### Exercise details
Tally the lines in the listing below that contain "with" and report the tally alone.

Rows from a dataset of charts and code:
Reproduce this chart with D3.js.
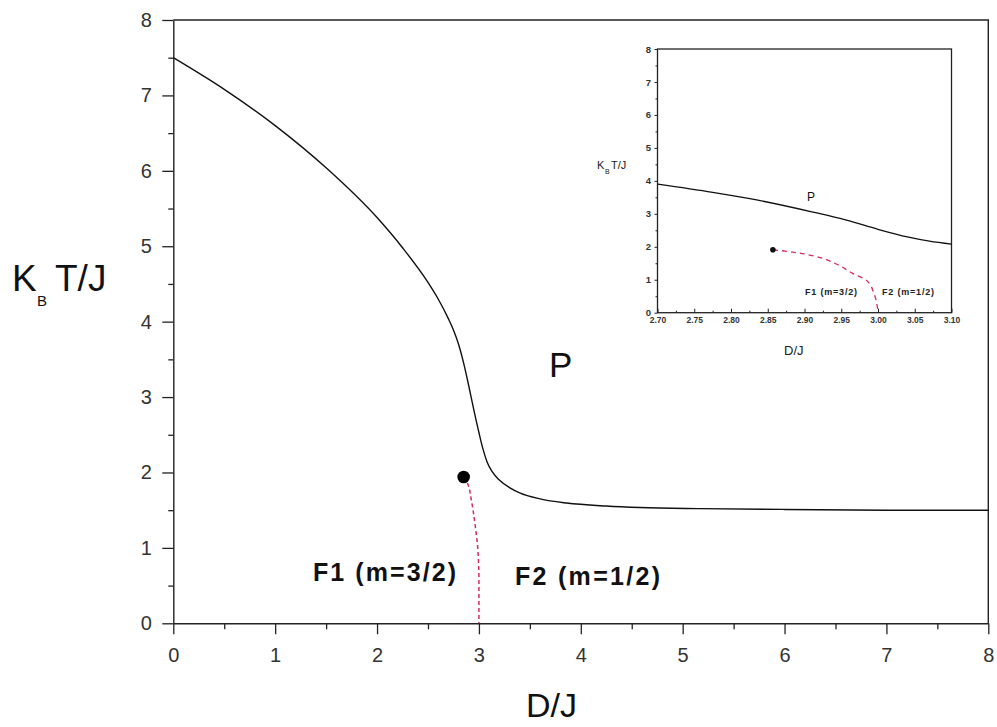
<!DOCTYPE html>
<html>
<head>
<meta charset="utf-8">
<script src="https://cdn.jsdelivr.net/npm/d3@7/dist/d3.min.js"></script>
<style>
  html, body { margin: 0; padding: 0; background: #fff; }
  svg { display: block; }
  text { font-family: "Liberation Sans", Arial, sans-serif; }
</style>
</head>
<body>
<svg id="chart" width="997" height="727"></svg>
<script>
// ---------- data ----------
// main phase boundary (P / F) : D/J vs kT/J
const mainD = [0, 0.5, 1.0, 1.5, 2.0, 2.25, 2.5, 2.6, 2.7, 2.75, 2.8, 2.85, 2.9, 2.95, 3.0, 3.04, 3.08, 3.13, 3.2, 3.3, 3.4, 3.6, 3.86, 4.25, 4.58, 5.17, 6.0, 7.0, 8.0];
const mainT = [7.5, 7.08, 6.60, 6.04, 5.38, 4.98, 4.52, 4.30, 4.04, 3.89, 3.70, 3.45, 3.15, 2.83, 2.53, 2.31, 2.14, 2.01, 1.90, 1.80, 1.73, 1.65, 1.595, 1.555, 1.535, 1.52, 1.51, 1.50, 1.50];
// F1 / F2 boundary (dashed)
const boundD = [2.85, 2.88, 2.93, 2.96, 2.99, 3.0, 3.0];
const boundT = [1.94, 1.88, 1.60, 1.33, 0.97, 0.57, 0.0];
// critical end point
const critD = [2.85];
const critT = [1.94];
// inset
const insetD = [2.70, 2.775, 2.835, 2.91, 2.957, 3.0, 3.04, 3.07, 3.10];
const insetT = [3.90, 3.65, 3.42, 3.06, 2.81, 2.53, 2.30, 2.17, 2.08];
const insetBoundD = [2.857, 2.89, 2.915, 2.944, 2.965, 2.985, 2.995, 3.0];
const insetBoundT = [1.91, 1.82, 1.71, 1.47, 1.20, 0.97, 0.55, 0.0];
// ticks
const xTicks = [0, 1, 2, 3, 4, 5, 6, 7, 8];
const yTicks = [0, 1, 2, 3, 4, 5, 6, 7, 8];
const insetXTicks = [2.70, 2.75, 2.80, 2.85, 2.90, 2.95, 3.00, 3.05, 3.10];
const insetYTicks = [0, 1, 2, 3, 4, 5, 6, 7, 8];

// ---------- main chart ----------
const svg = d3.select("#chart");
const x = d3.scaleLinear().domain([0, 8]).range([173.3, 988.3]);
const y = d3.scaleLinear().domain([0, 8]).range([623.3, 20]);

const half = d => d3.range(d[0] + 0.5, d[d.length - 1], 1);

// minor ticks
svg.append("g").attr("transform", `translate(0,${y(0)})`)
  .call(d3.axisBottom(x).tickValues(half(xTicks)).tickSize(6).tickFormat(""))
  .call(g => g.select(".domain").remove())
  .call(g => g.selectAll("line").attr("stroke", "#222").attr("stroke-width", 1.3));
svg.append("g").attr("transform", `translate(${x(0)},0)`)
  .call(d3.axisLeft(y).tickValues(half(yTicks)).tickSize(5).tickFormat(""))
  .call(g => g.select(".domain").remove())
  .call(g => g.selectAll("line").attr("stroke", "#222").attr("stroke-width", 1.3));

// major axes
svg.append("g").attr("transform", `translate(0,${y(0)})`)
  .call(d3.axisBottom(x).tickValues(xTicks).tickSize(11).tickSizeOuter(0).tickPadding(13.5).tickFormat(d3.format("d")))
  .call(g => g.select(".domain").attr("stroke", "#222").attr("stroke-width", 1.4))
  .call(g => g.selectAll("line").attr("stroke", "#222").attr("stroke-width", 1.3))
  .call(g => g.selectAll("text").attr("font-size", 20).attr("fill", "#333").attr("font-family", "Liberation Sans, Arial, sans-serif"));
svg.append("g").attr("transform", `translate(${x(0)},0)`)
  .call(d3.axisLeft(y).tickValues(yTicks).tickSize(11).tickSizeOuter(0).tickPadding(10.5).tickFormat(d3.format("d")))
  .call(g => g.select(".domain").attr("stroke", "#222").attr("stroke-width", 1.4))
  .call(g => g.selectAll("line").attr("stroke", "#222").attr("stroke-width", 1.3))
  .call(g => g.selectAll("text").attr("font-size", 20).attr("fill", "#333").attr("font-family", "Liberation Sans, Arial, sans-serif"));

// frame top & right
svg.append("path")
  .attr("d", `M${x(0)},${y(8)}H${x(8)}V${y(0)}`)
  .attr("fill", "none").attr("stroke", "#222").attr("stroke-width", 1.4);

// curves
const mainLine = d3.line().x(d => x(d[0])).y(d => y(d[1])).curve(d3.curveMonotoneX);
svg.append("path")
  .datum(mainD.map((d, i) => [d, mainT[i]]))
  .attr("d", mainLine)
  .attr("fill", "none").attr("stroke", "#111").attr("stroke-width", 1.4);

const boundLine = d3.line().x(d => x(d[0])).y(d => y(d[1])).curve(d3.curveMonotoneY);
svg.append("path")
  .datum(boundD.map((d, i) => [d, boundT[i]]))
  .attr("d", boundLine)
  .attr("fill", "none").attr("stroke", "#d22a66").attr("stroke-width", 1.5)
  .attr("stroke-dasharray", "4,3");

svg.selectAll("circle.crit").data(critD.map((d, i) => [d, critT[i]])).enter()
  .append("circle").attr("class", "crit")
  .attr("cx", d => x(d[0])).attr("cy", d => y(d[1])).attr("r", 6.3).attr("fill", "#000");

// labels
const yl = svg.append("text").attr("y", 291).attr("font-size", 37).attr("fill", "#111");
yl.append("tspan").attr("x", 12).text("K");
yl.append("tspan").attr("x", 37).attr("y", 306).attr("font-size", 15).text("B");
yl.append("tspan").attr("x", 55).attr("y", 291).text("T/J");

svg.append("text").attr("x", 526).attr("y", 717).attr("font-size", 34).attr("fill", "#111").text("D/J");
svg.append("text").attr("x", 549).attr("y", 377).attr("font-size", 35).attr("fill", "#111").text("P");
svg.append("text").attr("x", 313).attr("y", 581).attr("font-size", 25).attr("font-weight", "bold").attr("fill", "#111")
  .attr("textLength", 143).attr("lengthAdjust", "spacing").text("F1 (m=3/2)");
svg.append("text").attr("x", 515).attr("y", 585).attr("font-size", 25).attr("font-weight", "bold").attr("fill", "#111")
  .attr("textLength", 145).attr("lengthAdjust", "spacing").text("F2 (m=1/2)");

// ---------- inset ----------
const ix = d3.scaleLinear().domain([2.70, 3.10]).range([657.5, 951.5]);
const iy = d3.scaleLinear().domain([0, 8]).range([312.7, 49]);

svg.append("rect").attr("x", ix(2.70)).attr("y", iy(8))
  .attr("width", ix(3.10) - ix(2.70)).attr("height", iy(0) - iy(8))
  .attr("fill", "none").attr("stroke", "#222").attr("stroke-width", 1.3);

// inset minor ticks
svg.append("g").attr("transform", `translate(0,${iy(0)})`)
  .call(d3.axisTop(ix).tickValues(d3.range(8).map(i => 2.725 + i * 0.05)).tickSize(2).tickFormat(""))
  .call(g => g.select(".domain").remove())
  .call(g => g.selectAll("line").attr("stroke", "#222"));
svg.append("g").attr("transform", `translate(${ix(2.70)},0)`)
  .call(d3.axisLeft(iy).tickValues(half(insetYTicks)).tickSize(2).tickFormat(""))
  .call(g => g.select(".domain").remove())
  .call(g => g.selectAll("line").attr("stroke", "#222"));

// inset major ticks
svg.append("g").attr("transform", `translate(0,${iy(0)})`)
  .call(d3.axisTop(ix).tickValues(insetXTicks).tickSize(4).tickSizeOuter(0).tickFormat(""))
  .call(g => g.select(".domain").remove())
  .call(g => g.selectAll("line").attr("stroke", "#222"));
svg.append("g").attr("transform", `translate(0,${iy(0)})`)
  .call(d3.axisBottom(ix).tickValues(insetXTicks).tickSize(0).tickPadding(4.5).tickFormat(d3.format(".2f")))
  .call(g => g.select(".domain").remove())
  .call(g => g.selectAll("text").attr("font-size", 8.5).attr("font-weight", "bold").attr("fill", "#333").attr("font-family", "Liberation Sans, Arial, sans-serif"));
svg.append("g").attr("transform", `translate(${ix(2.70)},0)`)
  .call(d3.axisLeft(iy).tickValues(insetYTicks).tickSize(3).tickSizeOuter(0).tickPadding(3.5).tickFormat(d3.format("d")))
  .call(g => g.select(".domain").remove())
  .call(g => g.selectAll("line").attr("stroke", "#222"))
  .call(g => g.selectAll("text").attr("font-size", 9.5).attr("font-weight", "bold").attr("fill", "#333").attr("font-family", "Liberation Sans, Arial, sans-serif"));

const insetLine = d3.line().x(d => ix(d[0])).y(d => iy(d[1])).curve(d3.curveMonotoneX);
svg.append("path")
  .datum(insetD.map((d, i) => [d, insetT[i]]))
  .attr("d", insetLine)
  .attr("fill", "none").attr("stroke", "#111").attr("stroke-width", 1.3);

const insetBLine = d3.line().x(d => ix(d[0])).y(d => iy(d[1])).curve(d3.curveMonotoneY);
svg.append("path")
  .datum(insetBoundD.map((d, i) => [d, insetBoundT[i]]))
  .attr("d", insetBLine)
  .attr("fill", "none").attr("stroke", "#d22a66").attr("stroke-width", 1.3)
  .attr("stroke-dasharray", "5,4");

svg.append("circle").attr("cx", ix(insetBoundD[0])).attr("cy", iy(insetBoundT[0])).attr("r", 2.8).attr("fill", "#111");

// inset labels
const iyl = svg.append("text").attr("y", 169).attr("font-size", 11).attr("fill", "#222");
iyl.append("tspan").attr("x", 597).text("K");
iyl.append("tspan").attr("x", 605).attr("y", 174).attr("font-size", 7).text("B");
iyl.append("tspan").attr("x", 611).attr("y", 169).text("T/J");
svg.append("text").attr("x", 784).attr("y", 355).attr("font-size", 13).attr("fill", "#222").text("D/J");
svg.append("text").attr("x", 807).attr("y", 201).attr("font-size", 12).attr("fill", "#111").text("P");
svg.append("text").attr("x", 805).attr("y", 295).attr("font-size", 9).attr("font-weight", "bold").attr("fill", "#222")
  .attr("textLength", 52).attr("lengthAdjust", "spacing").text("F1 (m=3/2)");
svg.append("text").attr("x", 882).attr("y", 295).attr("font-size", 9).attr("font-weight", "bold").attr("fill", "#222")
  .attr("textLength", 52).attr("lengthAdjust", "spacing").text("F2 (m=1/2)");
</script>
</body>
</html>
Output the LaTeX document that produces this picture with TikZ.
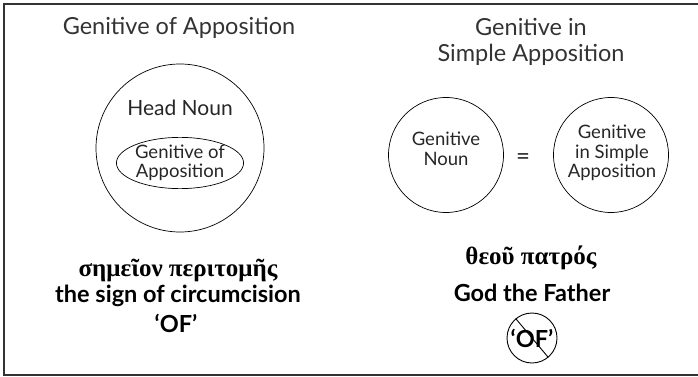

### Response to this exercise
2